** start **
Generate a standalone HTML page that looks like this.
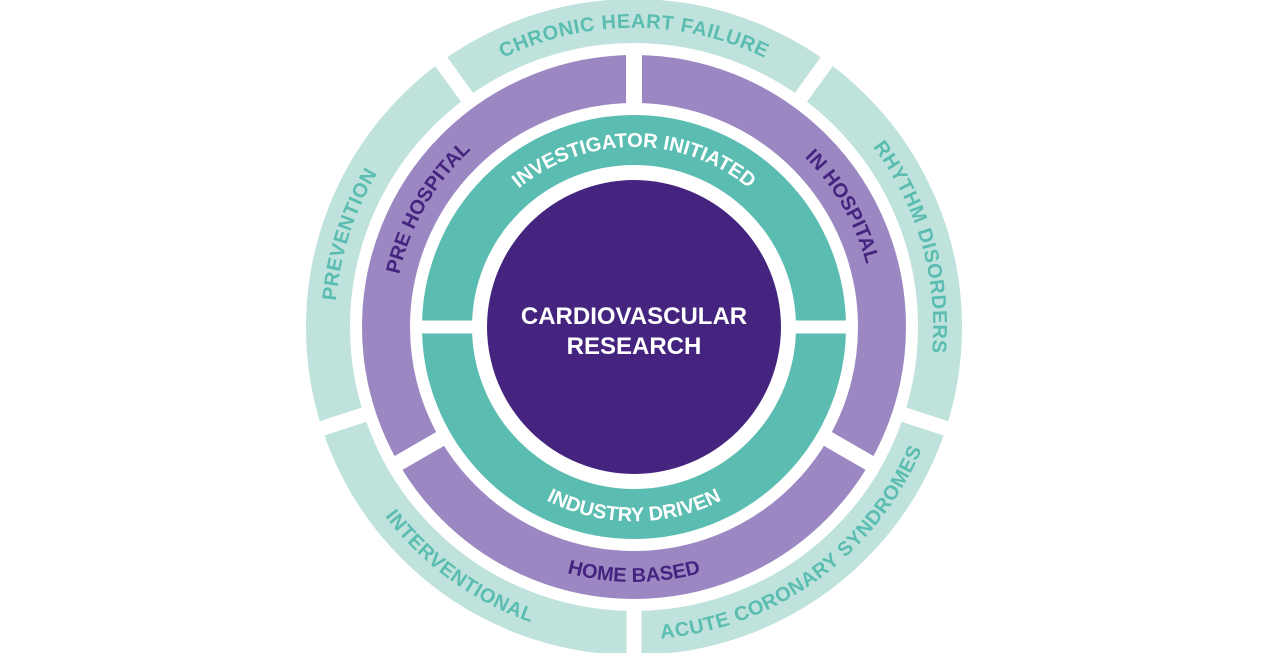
<!DOCTYPE html>
<html><head><meta charset="utf-8"><style>
html,body{margin:0;padding:0;background:#fff;width:1280px;height:653px;overflow:hidden}
svg{display:block}
text{font-family:"Liberation Sans",sans-serif;font-weight:bold}
</style></head><body>
<svg width="1280" height="653" viewBox="0 0 1280 653" xmlns="http://www.w3.org/2000/svg">
<defs>
<path id="t299" d="M339.5,275.1 A299,299 0 0 1 928.5,275.1"/>
<path id="t241" d="M396.7,285.2 A241,241 0 0 1 871.3,285.2"/>
<path id="t180" d="M456.7,295.8 A180,180 0 0 1 811.3,295.8"/>
<path id="b313" d="M325.8,381.3 A313,313 0 0 0 942.2,381.3"/>
<path id="b255" d="M382.9,371.3 A255,255 0 0 0 885.1,371.3"/>
<path id="b194" d="M442.9,360.7 A194,194 0 0 0 825.1,360.7"/>
</defs>
<circle cx="634" cy="327" r="306" fill="none" stroke="#bfe3dc" stroke-width="44"/>
<circle cx="634" cy="327" r="248" fill="none" stroke="#9b88c2" stroke-width="48"/>
<circle cx="634" cy="327" r="187" fill="none" stroke="#5bbdb1" stroke-width="50"/>
<g stroke="#fff" stroke-width="15">
<line x1="914" y1="327" x2="970" y2="327" transform="rotate(18 634 327)"/>
<line x1="914" y1="327" x2="970" y2="327" transform="rotate(90 634 327)"/>
<line x1="914" y1="327" x2="970" y2="327" transform="rotate(162 634 327)"/>
<line x1="914" y1="327" x2="970" y2="327" transform="rotate(234 634 327)"/>
<line x1="914" y1="327" x2="970" y2="327" transform="rotate(306 634 327)"/>
</g>
<g stroke="#fff" stroke-width="16">
<line x1="852" y1="327" x2="910" y2="327" transform="rotate(30 634 327)"/>
<line x1="852" y1="327" x2="910" y2="327" transform="rotate(150 634 327)"/>
<line x1="852" y1="327" x2="910" y2="327" transform="rotate(270 634 327)"/>
</g>
<g stroke="#fff" stroke-width="13">
<line x1="770" y1="327" x2="850" y2="327"/>
<line x1="418" y1="327" x2="498" y2="327"/>
</g>
<circle cx="634" cy="327" r="147" fill="#45247f"/>
<g font-size="20" fill="#5bbdb1" letter-spacing="0.6">
<text><textPath href="#t299" startOffset="50%" text-anchor="middle">CHRONIC HEART FAILURE</textPath></text>
<g transform="rotate(74 634 327)"><text><textPath href="#t299" startOffset="50%" text-anchor="middle">RHYTHM DISORDERS</textPath></text></g>
<g transform="rotate(-72 634 327)"><text><textPath href="#t299" startOffset="50%" text-anchor="middle">PREVENTION</textPath></text></g>
<g transform="rotate(36 634 327)"><text><textPath href="#b313" startOffset="50%" text-anchor="middle">INTERVENTIONAL</textPath></text></g>
<g transform="rotate(-36 634 327)"><text><textPath href="#b313" startOffset="50%" text-anchor="middle">ACUTE CORONARY SYNDROMES</textPath></text></g>
</g>
<g font-size="20" fill="#45247f">
<g transform="rotate(60 634 327)"><text><textPath href="#t241" startOffset="50%" text-anchor="middle">IN HOSPITAL</textPath></text></g>
<g transform="rotate(-60 634 327)"><text><textPath href="#t241" startOffset="50%" text-anchor="middle">PRE HOSPITAL</textPath></text></g>
<text><textPath href="#b255" startOffset="50%" text-anchor="middle">HOME BASED</textPath></text>
</g>
<g font-size="20" fill="#fff">
<text><textPath href="#t180" startOffset="50%" text-anchor="middle">INVESTIGATOR INITIATED</textPath></text>
<text><textPath href="#b194" startOffset="50%" text-anchor="middle">INDUSTRY DRIVEN</textPath></text>
</g>
<g font-size="24" fill="#fff" text-anchor="middle">
<text x="634" y="324">CARDIOVASCULAR</text>
<text x="634" y="354">RESEARCH</text>
</g>
</svg>
</body></html>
** end **
### What to produce
Repeat the data exactly, without the pictures.

### Reply to the task
Generate a standalone HTML page that looks like this.
<!DOCTYPE html>
<html><head><meta charset="utf-8"><style>
html,body{margin:0;padding:0;background:#fff;width:1280px;height:653px;overflow:hidden}
svg{display:block}
text{font-family:"Liberation Sans",sans-serif;font-weight:bold}
</style></head><body>
<svg width="1280" height="653" viewBox="0 0 1280 653" xmlns="http://www.w3.org/2000/svg">
<defs>
<path id="t299" d="M339.5,275.1 A299,299 0 0 1 928.5,275.1"/>
<path id="t241" d="M396.7,285.2 A241,241 0 0 1 871.3,285.2"/>
<path id="t180" d="M456.7,295.8 A180,180 0 0 1 811.3,295.8"/>
<path id="b313" d="M325.8,381.3 A313,313 0 0 0 942.2,381.3"/>
<path id="b255" d="M382.9,371.3 A255,255 0 0 0 885.1,371.3"/>
<path id="b194" d="M442.9,360.7 A194,194 0 0 0 825.1,360.7"/>
</defs>
<circle cx="634" cy="327" r="306" fill="none" stroke="#bfe3dc" stroke-width="44"/>
<circle cx="634" cy="327" r="248" fill="none" stroke="#9b88c2" stroke-width="48"/>
<circle cx="634" cy="327" r="187" fill="none" stroke="#5bbdb1" stroke-width="50"/>
<g stroke="#fff" stroke-width="15">
<line x1="914" y1="327" x2="970" y2="327" transform="rotate(18 634 327)"/>
<line x1="914" y1="327" x2="970" y2="327" transform="rotate(90 634 327)"/>
<line x1="914" y1="327" x2="970" y2="327" transform="rotate(162 634 327)"/>
<line x1="914" y1="327" x2="970" y2="327" transform="rotate(234 634 327)"/>
<line x1="914" y1="327" x2="970" y2="327" transform="rotate(306 634 327)"/>
</g>
<g stroke="#fff" stroke-width="16">
<line x1="852" y1="327" x2="910" y2="327" transform="rotate(30 634 327)"/>
<line x1="852" y1="327" x2="910" y2="327" transform="rotate(150 634 327)"/>
<line x1="852" y1="327" x2="910" y2="327" transform="rotate(270 634 327)"/>
</g>
<g stroke="#fff" stroke-width="13">
<line x1="770" y1="327" x2="850" y2="327"/>
<line x1="418" y1="327" x2="498" y2="327"/>
</g>
<circle cx="634" cy="327" r="147" fill="#45247f"/>
<g font-size="20" fill="#5bbdb1" letter-spacing="0.6">
<text><textPath href="#t299" startOffset="50%" text-anchor="middle">CHRONIC HEART FAILURE</textPath></text>
<g transform="rotate(74 634 327)"><text><textPath href="#t299" startOffset="50%" text-anchor="middle">RHYTHM DISORDERS</textPath></text></g>
<g transform="rotate(-72 634 327)"><text><textPath href="#t299" startOffset="50%" text-anchor="middle">PREVENTION</textPath></text></g>
<g transform="rotate(36 634 327)"><text><textPath href="#b313" startOffset="50%" text-anchor="middle">INTERVENTIONAL</textPath></text></g>
<g transform="rotate(-36 634 327)"><text><textPath href="#b313" startOffset="50%" text-anchor="middle">ACUTE CORONARY SYNDROMES</textPath></text></g>
</g>
<g font-size="20" fill="#45247f">
<g transform="rotate(60 634 327)"><text><textPath href="#t241" startOffset="50%" text-anchor="middle">IN HOSPITAL</textPath></text></g>
<g transform="rotate(-60 634 327)"><text><textPath href="#t241" startOffset="50%" text-anchor="middle">PRE HOSPITAL</textPath></text></g>
<text><textPath href="#b255" startOffset="50%" text-anchor="middle">HOME BASED</textPath></text>
</g>
<g font-size="20" fill="#fff">
<text><textPath href="#t180" startOffset="50%" text-anchor="middle">INVESTIGATOR INITIATED</textPath></text>
<text><textPath href="#b194" startOffset="50%" text-anchor="middle">INDUSTRY DRIVEN</textPath></text>
</g>
<g font-size="24" fill="#fff" text-anchor="middle">
<text x="634" y="324">CARDIOVASCULAR</text>
<text x="634" y="354">RESEARCH</text>
</g>
</svg>
</body></html>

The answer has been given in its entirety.